The tragic death of a Maltese teenager who committed suicide after escaping from Mount Carmel Hospital made a deep impression on me. I kept thinking about it. Then I recalled several encounters I’ve had with people who had a death wish.

A few years ago, on a sunny spring afternoon, I sat reading on a bench in a public garden. A small group of children came up and talked to me. Among them was a sad-looking, nine-year-old girl who told me in a subdued tone of voice, while the others were listening, that she wanted to die, and she seemed to mean it.

After my initial shock, I ask­ed her why she wanted to die but she gave me no answer. I tried to uplift her spirits by telling her: “See what a beautiful day it is! Look at those flowers over there... how beautiful they are!”

My words made no impression on her. I looked around to see whether the children’s parents were in the area but they didn’t seem to be present. While I was pondering what to do next, the children departed.

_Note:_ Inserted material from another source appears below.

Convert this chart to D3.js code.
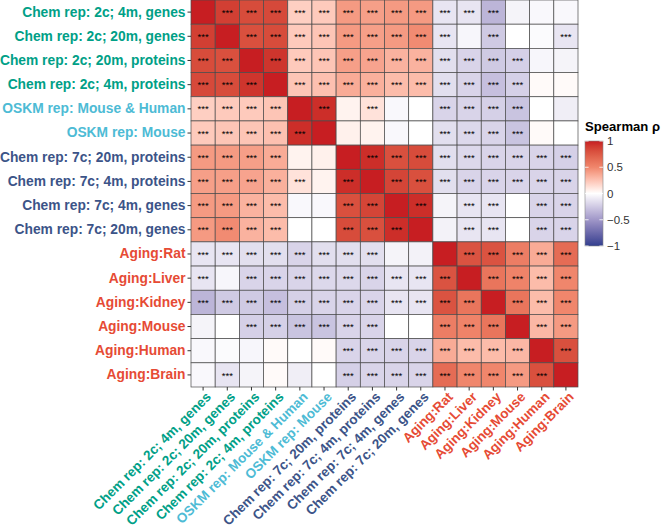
<!DOCTYPE html>
<html><head><meta charset="utf-8">
<script src="https://cdn.jsdelivr.net/npm/d3@7"></script>
<style>body{margin:0;background:#fff} svg{display:block}</style>
</head><body>
<svg id="c" width="666" height="529"></svg>
<script>
// ---- data ----
const labels = [
  "Chem rep: 2c; 4m, genes",
  "Chem rep: 2c; 20m, genes",
  "Chem rep: 2c; 20m, proteins",
  "Chem rep: 2c; 4m, proteins",
  "OSKM rep: Mouse & Human",
  "OSKM rep: Mouse",
  "Chem rep: 7c; 20m, proteins",
  "Chem rep: 7c; 4m, proteins",
  "Chem rep: 7c; 4m, genes",
  "Chem rep: 7c; 20m, genes",
  "Aging:Rat", "Aging:Liver", "Aging:Kidney", "Aging:Mouse", "Aging:Human", "Aging:Brain"
];
const groups = ["chem2c","chem2c","chem2c","chem2c","oskm","oskm","chem7c","chem7c","chem7c","chem7c",
  "aging","aging","aging","aging","aging","aging"];
const groupColors = {chem2c:"#00A087", oskm:"#4DBBD5", chem7c:"#3C5488", aging:"#E64B35"};

// Spearman rho (symmetric), rows/cols in label order
const rho = [
  [ 1.00, 0.88, 0.82, 0.83, 0.20, 0.22, 0.42, 0.40, 0.42, 0.42,-0.12,-0.12,-0.35,-0.05,-0.03,-0.03],
  [ 0.88, 1.00, 0.80, 0.82, 0.22, 0.24, 0.42, 0.40, 0.42, 0.48,-0.12,-0.04,-0.25, 0.00,-0.02,-0.12],
  [ 0.82, 0.80, 1.00, 0.92, 0.22, 0.24, 0.40, 0.38, 0.32, 0.32,-0.15,-0.20,-0.25,-0.22,-0.04,-0.05],
  [ 0.83, 0.82, 0.92, 1.00, 0.24, 0.26, 0.35, 0.33, 0.28, 0.28,-0.15,-0.20,-0.30,-0.22, 0.02, 0.02],
  [ 0.20, 0.22, 0.22, 0.24, 1.00, 0.95, 0.05, 0.12,-0.03, 0.00,-0.20,-0.20,-0.22,-0.28, 0.00,-0.08],
  [ 0.22, 0.24, 0.24, 0.26, 0.95, 1.00, 0.06, 0.05,-0.03, 0.00,-0.15,-0.18,-0.20,-0.28, 0.02, 0.00],
  [ 0.42, 0.42, 0.40, 0.35, 0.05, 0.06, 1.00, 0.95, 0.80, 0.82,-0.15,-0.18,-0.20,-0.20,-0.20,-0.22],
  [ 0.40, 0.40, 0.38, 0.33, 0.12, 0.05, 0.95, 1.00, 0.85, 0.80,-0.15,-0.20,-0.20,-0.20,-0.20,-0.20],
  [ 0.42, 0.42, 0.32, 0.28,-0.03,-0.03, 0.80, 0.85, 1.00, 0.95,-0.05,-0.12,-0.12, 0.00,-0.20,-0.20],
  [ 0.42, 0.48, 0.32, 0.28, 0.00, 0.00, 0.82, 0.80, 0.95, 1.00,-0.06,-0.12,-0.12, 0.00,-0.20,-0.20],
  [-0.12,-0.12,-0.15,-0.15,-0.20,-0.15,-0.15,-0.15,-0.05,-0.06, 1.00, 0.78, 0.78, 0.55, 0.35, 0.65],
  [-0.12,-0.04,-0.20,-0.20,-0.20,-0.18,-0.18,-0.20,-0.12,-0.12, 0.78, 1.00, 0.60, 0.52, 0.28, 0.50],
  [-0.35,-0.25,-0.25,-0.30,-0.22,-0.20,-0.20,-0.20,-0.12,-0.12, 0.78, 0.60, 1.00, 0.60, 0.28, 0.50],
  [-0.05, 0.00,-0.22,-0.22,-0.28,-0.28,-0.20,-0.20, 0.00, 0.00, 0.55, 0.52, 0.60, 1.00, 0.30, 0.42],
  [-0.03,-0.02,-0.04, 0.02, 0.00, 0.02,-0.20,-0.20,-0.20,-0.20, 0.35, 0.28, 0.28, 0.30, 1.00, 0.80],
  [-0.03,-0.12,-0.05, 0.02,-0.08, 0.00,-0.22,-0.20,-0.20,-0.20, 0.65, 0.50, 0.50, 0.42, 0.80, 1.00]
];
// significance (1 = ***)
const sig = [
  "0111111111111000",
  "1011111111101001",
  "1101111111111100",
  "1110111111111100",
  "1111010100111100",
  "1111100000111100",
  "1111000111111111",
  "1111101011111111",
  "1111001101011011",
  "1111001110011011",
  "1111111100011111",
  "1011111111101111",
  "1111111111110111",
  "0011111100111011",
  "0000001111111101",
  "0100001111111110"
];
const legendTicks = [-1, -0.5, 0, 0.5, 1];
const legendTitle = "Spearman ρ";

// ---- drawing ----
const svg = d3.select("#c");
const FONT = "'Liberation Sans', Arial, Helvetica, sans-serif";
const gx0 = 191, gx1 = 578, gy0 = 0, gy1 = 387;

const x = d3.scaleBand().domain(labels).range([gx0, gx1]);
const y = d3.scaleBand().domain(labels).range([gy0, gy1]);
const color = d3.scaleLinear()
  .domain([-1, -0.5, 0, 0.5, 1])
  .range(["#313E8E", "#A097C8", "#FFFFFF", "#F0866C", "#C71E22"])
  .interpolate(d3.interpolateLab);

const cells = [];
labels.forEach((r, i) => labels.forEach((c, j) => cells.push({r, c, v: rho[i][j], s: sig[i][j] === "1"})));

const g = svg.append("g");
g.selectAll("rect.cell").data(cells).join("rect")
  .attr("class", "cell")
  .attr("x", d => x(d.c)).attr("y", d => y(d.r))
  .attr("width", x.bandwidth()).attr("height", y.bandwidth())
  .attr("fill", d => color(d.v))
  .attr("stroke", "#4a4a4a").attr("stroke-width", 0.7);

g.selectAll("text.star").data(cells.filter(d => d.s)).join("text")
  .attr("class", "star")
  .attr("x", d => x(d.c) + x.bandwidth() / 2)
  .attr("y", d => y(d.r) + y.bandwidth() / 2 + 3.6)
  .attr("text-anchor", "middle")
  .attr("font-family", FONT).attr("font-size", 9.5).attr("fill", "#000")
  .text("***");

const colorOf = l => groupColors[groups[labels.indexOf(l)]];

// y axis
const ya = svg.append("g").attr("transform", `translate(${gx0},0)`)
  .call(d3.axisLeft(y).tickSize(3.5).tickPadding(2));
ya.select(".domain").remove();
ya.selectAll(".tick line").attr("stroke", "#333");
ya.selectAll(".tick text")
  .attr("font-family", FONT).attr("font-size", 13.8).attr("font-weight", "bold")
  .attr("fill", d => colorOf(d));

// x axis
const xa = svg.append("g").attr("transform", `translate(0,${gy1})`)
  .call(d3.axisBottom(x).tickSize(3.5).tickPadding(2));
xa.select(".domain").remove();
xa.selectAll(".tick line").attr("stroke", "#333");
xa.selectAll(".tick text")
  .attr("font-family", FONT).attr("font-size", 13.5).attr("font-weight", "bold")
  .attr("fill", d => colorOf(d))
  .attr("text-anchor", "end")
  .attr("x", 0).attr("y", 0).attr("dy", "0.71em")
  .attr("transform", "translate(2,4) rotate(-45)");

// legend
const lx = 585, ly0 = 141, lw = 18, lh = 105;
const defs = svg.append("defs");
const grad = defs.append("linearGradient").attr("id", "lg")
  .attr("x1", 0).attr("y1", 1).attr("x2", 0).attr("y2", 0);
d3.range(0, 1.0001, 0.05).forEach(t => {
  grad.append("stop").attr("offset", t).attr("stop-color", color(-1 + 2 * t));
});
const ls = d3.scaleLinear().domain([-1, 1]).range([ly0 + lh, ly0]);
svg.append("rect").attr("x", lx).attr("y", ly0).attr("width", lw).attr("height", lh)
  .attr("fill", "url(#lg)").attr("stroke", "#888").attr("stroke-width", 0.6);
const lg = svg.append("g");
legendTicks.forEach(t => {
  lg.append("line").attr("x1", lx).attr("x2", lx + 3.6).attr("y1", ls(t)).attr("y2", ls(t))
    .attr("stroke", "#fff").attr("stroke-width", 0.8);
  lg.append("line").attr("x1", lx + lw - 3.6).attr("x2", lx + lw).attr("y1", ls(t)).attr("y2", ls(t))
    .attr("stroke", "#fff").attr("stroke-width", 0.8);
  lg.append("text").attr("x", lx + lw + 4).attr("y", ls(t)).attr("dy", "0.35em")
    .attr("font-family", FONT).attr("font-size", 11.5).attr("fill", "#333")
    .text(t === 0 ? "0" : (t < 0 ? "\u2212" + Math.abs(t) : String(t)));
});
svg.append("text").attr("x", lx).attr("y", 131)
  .attr("font-family", FONT).attr("font-size", 13.1).attr("font-weight", "bold").attr("fill", "#000")
  .text(legendTitle);
</script>
</body></html>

On another occasion, a technician came to my home to repair an appliance. I struck a friendly conversation with him, during which he told me that he was in his 30s and that he didn’t mind if he died at 40. I was quite taken aback with his statement. I reminded him that he was still young and that life is worth living.

I’ve had other such encounters with people who seem to be “death-enamoured”, as the author Muriel Spark put it in one of her books.